** Begin **

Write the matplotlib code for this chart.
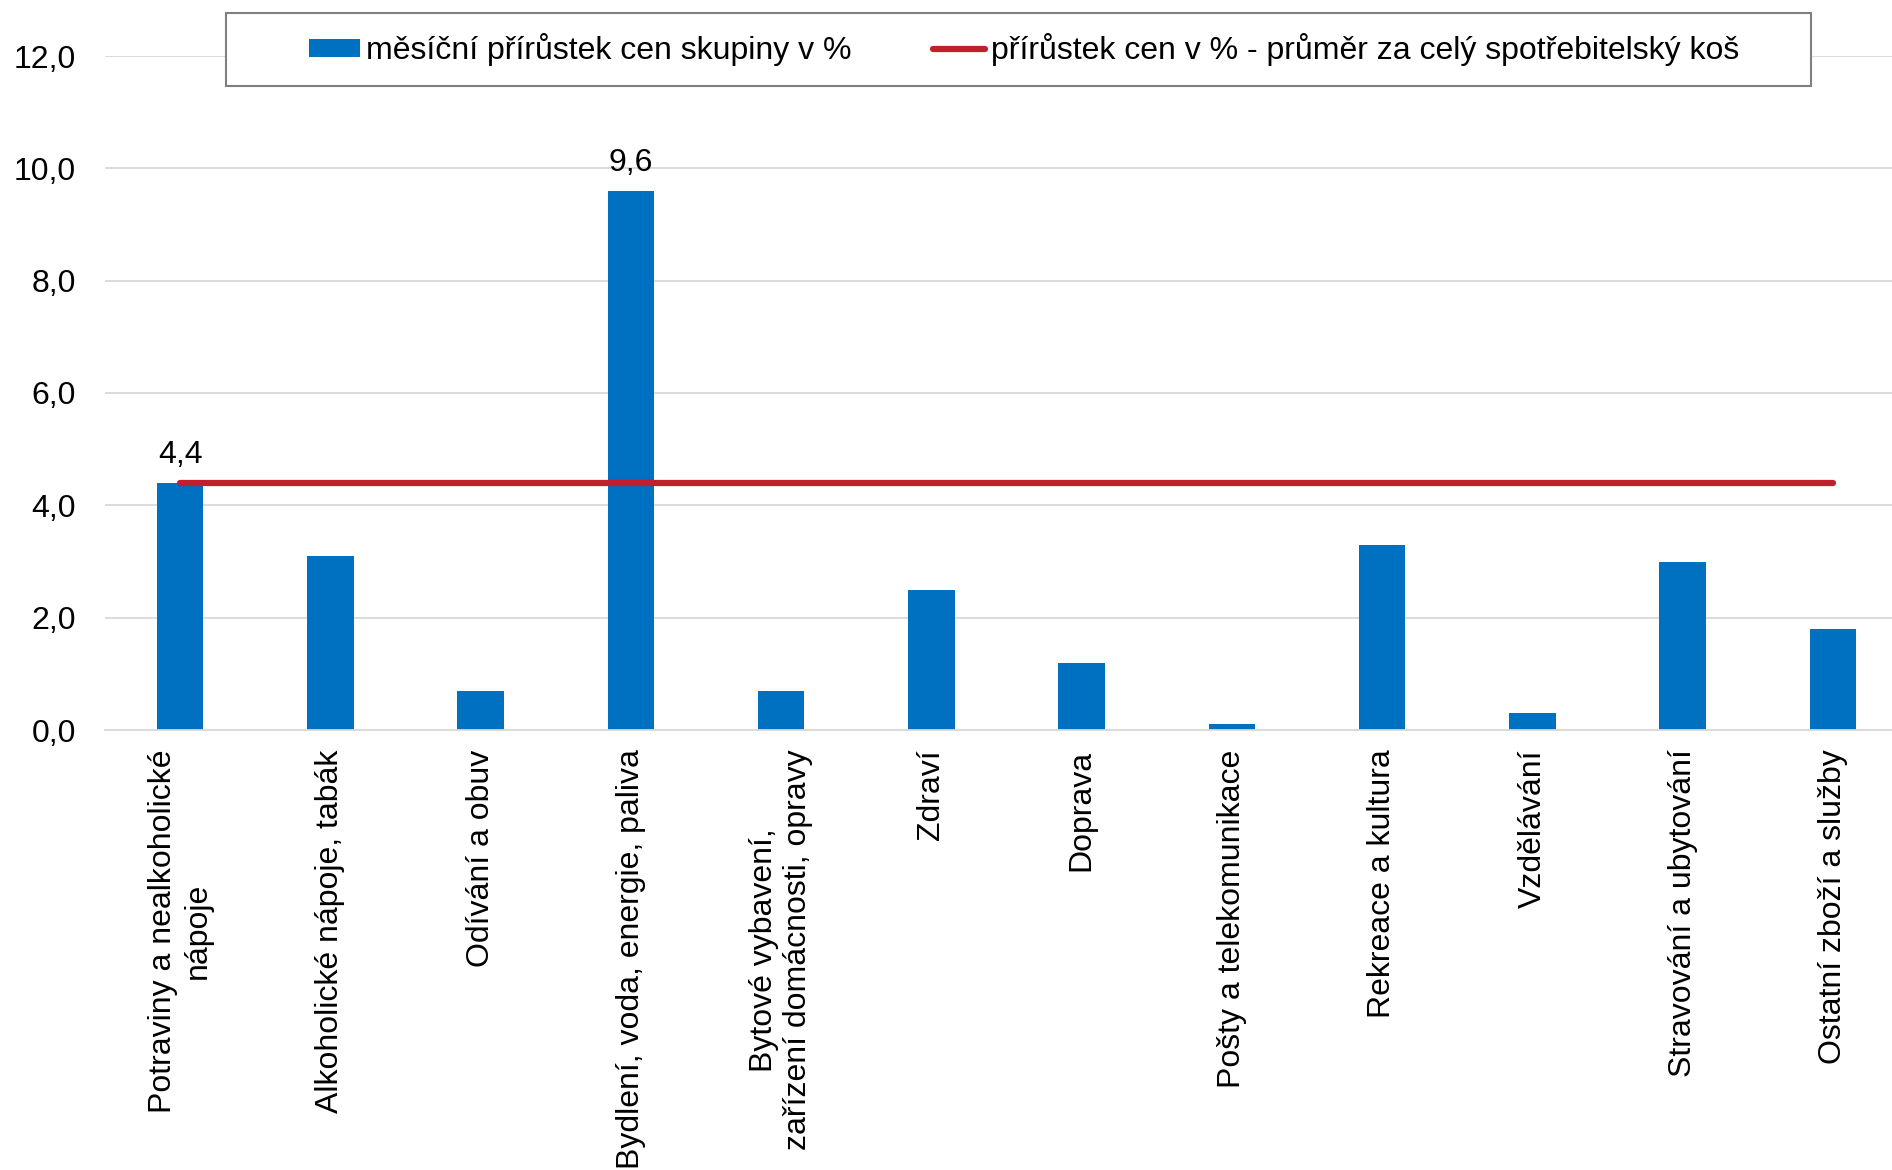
"""Monthly price growth by CPI group vs. whole-basket average."""
import matplotlib
matplotlib.use("Agg")
import matplotlib.pyplot as plt
from matplotlib.patches import Rectangle
from matplotlib.ticker import FuncFormatter

categories = [
    "Potraviny a nealkoholické\nnápoje",
    "Alkoholické nápoje, tabák",
    "Odívání a obuv",
    "Bydlení, voda, energie, paliva",
    "Bytové vybavení,\nzařízení domácnosti, opravy",
    "Zdraví",
    "Doprava",
    "Pošty a telekomunikace",
    "Rekreace a kultura",
    "Vzdělávání",
    "Stravování a ubytování",
    "Ostatní zboží a služby",
]
group_growth = [4.4, 3.1, 0.7, 9.6, 0.7, 2.5, 1.2, 0.1, 3.3, 0.3, 3.0, 1.8]
basket_avg = [4.4] * len(categories)
labelled = [0, 3]  # bars that carry a value label

BAR_COLOR = "#0070C0"
LINE_COLOR = "#C0202A"
GRID_COLOR = "#D9D9D9"
FS = 23

plt.rcParams["font.family"] = ["Liberation Sans", "DejaVu Sans"]

W, H = 1892, 1170
fig = plt.figure(figsize=(W / 100, H / 100), dpi=100)
ax = fig.add_axes([105 / W, 1 - 730 / H, 1803 / W, (730 - 56) / H])

x = list(range(len(categories)))
bars = ax.bar(x, group_growth, width=0.31, color=BAR_COLOR, zorder=2)
line, = ax.plot(x, basket_avg, color=LINE_COLOR, linewidth=4.5,
                solid_capstyle="round", zorder=3)

for i in labelled:
    ax.annotate(f"{group_growth[i]:.1f}".replace(".", ","), (x[i], group_growth[i]),
                xytext=(0, 20), textcoords="offset points",
                ha="center", va="center", fontsize=FS)

ax.set_xlim(-0.5, 11.5)
ax.set_ylim(0, 12)
ax.set_yticks(range(0, 13, 2))
ax.yaxis.set_major_formatter(FuncFormatter(lambda v, p: f"{v:.1f}".replace(".", ",")))
ax.set_xticks(x)
ax.set_xticklabels(categories, rotation=90, ha="center", va="top",
                   multialignment="center")
ax.tick_params(axis="y", length=0, pad=21, labelsize=FS)
ax.tick_params(axis="x", length=0, pad=14, labelsize=FS)
ax.grid(axis="y", color=GRID_COLOR, linewidth=1.3, zorder=0)
ax.set_axisbelow(True)
for side in ("left", "right", "top"):
    ax.spines[side].set_visible(False)
ax.spines["bottom"].set_color(GRID_COLOR)
ax.spines["bottom"].set_linewidth(1.3)

# legend frame drawn separately: the original box has more room left/right than top/bottom
frame = Rectangle((226 / W, 1 - 86 / H), (1811 - 226) / W, 73 / H,
                  transform=fig.transFigure, facecolor="white",
                  edgecolor="#7F7F7F", linewidth=1.5, zorder=4)
fig.add_artist(frame)
leg = fig.legend([bars, line],
                 ["měsíční přírůstek cen skupiny v %",
                  "přírůstek cen v % - průměr za celý spotřebitelský koš"],
                 loc="center left", bbox_to_anchor=(309 / W, 1 - 49.5 / H),
                 ncol=2, frameon=False, fontsize=FS, borderpad=0, borderaxespad=0,
                 handlelength=1.6, handleheight=0.5, handletextpad=0.2,
                 columnspacing=2.55)
leg.set_zorder(5)

fig.savefig("out.png", dpi=100)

** End **

Quote, exactly and only, the lines from the first line of the data above through the line containing "from matplotlib.ticker import FuncFormatter". The pictures do not belong in it.

Result ▸
Write the matplotlib code for this chart.
"""Monthly price growth by CPI group vs. whole-basket average."""
import matplotlib
matplotlib.use("Agg")
import matplotlib.pyplot as plt
from matplotlib.patches import Rectangle
from matplotlib.ticker import FuncFormatter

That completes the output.